Directors of a Birmingham supermarket have been disqualified for failing to pay thousands in business rates after submitting false information to the council.
Pak Supermarket Washwood Heath Ltd, known as Pak Supermarket, was incorporated on 3 August 2010 and operated in Washwood Heath, Birmingham.
However, the company went into Creditor’s Voluntary Liquidation in January 2015 with an estimated deficiency of more than £2.8 million.
Following the company’s liquidation, an investigation by the Insolvency Service found that the company had provided misleading information to Birmingham City Council as to the identity and potential liability of the occupants of the supermarket between August 2010 and 13 October 2014.
Over the four years of trading, the company submitted to the council documents relating to eight third-party companies, suggesting these eight companies were, at separate times, the occupants responsible for business rates. As a result, this information hid that the fact that the true occupant was Pak Supermarket and it was the supermarket that was liable to pay business rates.
Prepared accounts and bank analysis showed a turnover for the company in excess of £35million and the company only made a single payment of £5,000 towards a business rates bill of at least £680,000.
Investigators then spoke to Mohammed Younis as he was the sole appointed director of Pak Supermarket between August 2010 and January 2014.
However, he told investigators from the Insolvency Service that from November 2010 he took no part in the management of the company and left it under the control of Zahir Rasul, who was only formally appointed on 15 January 2014.

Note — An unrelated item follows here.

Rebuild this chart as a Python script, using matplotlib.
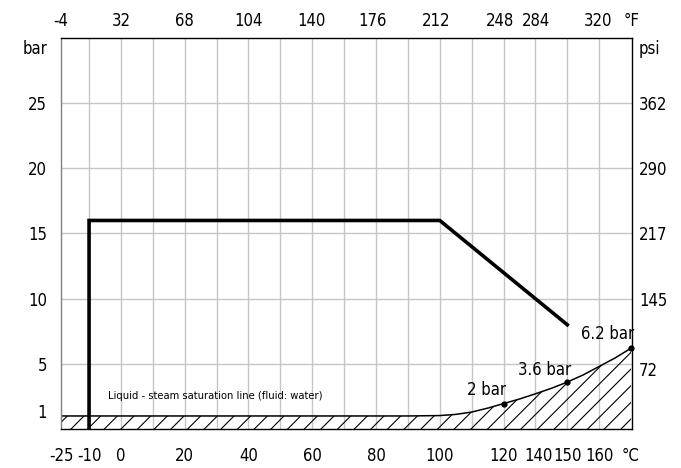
import matplotlib
matplotlib.use('Agg')
import matplotlib.pyplot as plt

plt.rcParams['font.family'] = ['DejaVu Sans']
plt.rcParams['font.stretch'] = 'condensed'
plt.rcParams['hatch.linewidth'] = 0.8

# x axis is drawn on a nominal scale: one grid cell = 10 units, -10 .. 150
grid_x = [-10, 0, 10, 20, 30, 40, 50, 60, 70, 80, 90, 100, 110, 120, 130, 140, 150]
grid_y = [5, 10, 15, 20, 25]

# bottom (°C) labels and where they sit on the nominal scale
c_pos = [-18.8, -10, 0, 20, 40, 60, 80, 100, 120, 131, 140, 150, 160]
c_lab = ['-25', '-10', '0', '20', '40', '60', '80', '100', '120', '140', '150', '160', '°C']
# top (°F) labels
f_pos = [-18.8, 0, 20, 40, 60, 79, 99, 119, 130.5, 150, 160.5]
f_lab = ['-4', '32', '68', '104', '140', '176', '212', '248', '284', '320', '°F']
# left (bar) and right (psi) labels
bar_pos = [1.4, 5, 10, 15, 20, 25, 29.3]
bar_lab = ['1', '5', '10', '15', '20', '25', 'bar']
psi_pos = [4.6, 10, 15, 20, 25, 29.3]
psi_lab = ['72', '145', '217', '290', '362', 'psi']

# pressure / temperature limit line
limit_x = [-10, -10, 100, 140]
limit_y = [0, 16, 16, 8]

# liquid - steam saturation curve
sat_x = [-18.8, 90, 100, 105, 110, 115, 120, 125, 130, 135, 140, 145, 150, 155, 160]
sat_y = [1.0, 1.0, 1.03, 1.12, 1.3, 1.6, 1.95, 2.3, 2.7, 3.12, 3.6, 4.15, 4.8, 5.45, 6.2]

pts_x = [120, 140, 160]
pts_y = [1.95, 3.6, 6.2]
pts_lab = ['2 bar', '3.6 bar', '6.2 bar']

fig = plt.figure(figsize=(6.81, 4.68), dpi=100)
ax = fig.add_axes([61 / 681, 1 - 429 / 468, 571 / 681, 391 / 468])
ax.set_xlim(-18.8, 160.3)
ax.set_ylim(0, 30)

for gx in grid_x:
    ax.axvline(gx, color='#c6c6c6', linewidth=1.0, zorder=0)
for gy in grid_y:
    ax.axhline(gy, color='#c6c6c6', linewidth=1.0, zorder=0)

ax.set_xticks(c_pos)
ax.set_xticklabels(c_lab)
ax.set_yticks(bar_pos)
ax.set_yticklabels(bar_lab)
ax.tick_params(which='both', length=0, labelsize=12)
ax.tick_params(axis='x', pad=13)
ax.tick_params(axis='y', pad=10)

ax.fill_between(sat_x, 0, sat_y, facecolor='none', edgecolor='black', hatch='//', linewidth=0)
ax.plot(sat_x, sat_y, color='black', linewidth=1.1)
ax.plot(pts_x, pts_y, 'o', color='black', markersize=3.5, clip_on=False)
ax.plot(limit_x, limit_y, color='black', linewidth=2.6, solid_joinstyle='miter')

offs = [(-12, 3), (-16, 2), (-17, 4)]
for x, y, t, o in zip(pts_x, pts_y, pts_lab, offs):
    ax.annotate(t, (x, y), xytext=o, textcoords='offset points', ha='center', va='bottom', fontsize=12)

ax.text(-4, 2.55, 'Liquid - steam saturation line (fluid: water)', fontsize=8, va='center')

for s in ['top', 'right', 'bottom']:
    ax.spines[s].set_color('black')
    ax.spines[s].set_linewidth(1.0)
ax.spines['left'].set_color('#808080')
ax.spines['left'].set_linewidth(1.0)

top = ax.twiny()
top.set_xlim(ax.get_xlim())
top.set_xticks(f_pos)
top.set_xticklabels(f_lab)
top.tick_params(length=0, labelsize=12, pad=6)
for s in top.spines.values():
    s.set_visible(False)

right = ax.twinx()
right.set_ylim(ax.get_ylim())
right.set_yticks(psi_pos)
right.set_yticklabels(psi_lab)
right.tick_params(length=0, labelsize=12, pad=5)
for s in right.spines.values():
    s.set_visible(False)

fig.savefig('out.png', dpi=100)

The Secretary of State for Business, Energy & Industrial Strategy has since accepted disqualification undertakings of eight years from Zahir Rasul and three years from Mohammed Younis, effective from 10 April and 3 May respectively.
This means that they cannot be directors of a company whether directly or indirectly, or be involved in the management of a company in any way for the duration of their disqualifications.
Martin Gitner, Deputy Head of Investigations at the Insolvency Service, said:
Directors have a duty to provide their local council with complete and accurate information with regard to the occupants of trading premises in order to ensure that liability is properly attributed.
Where information provided is found to be false and/or misleading, resulting in a loss of funds to the Council, directors can expect to be investigated by the Insolvency Service and enforcement action taken to remove them from the market place.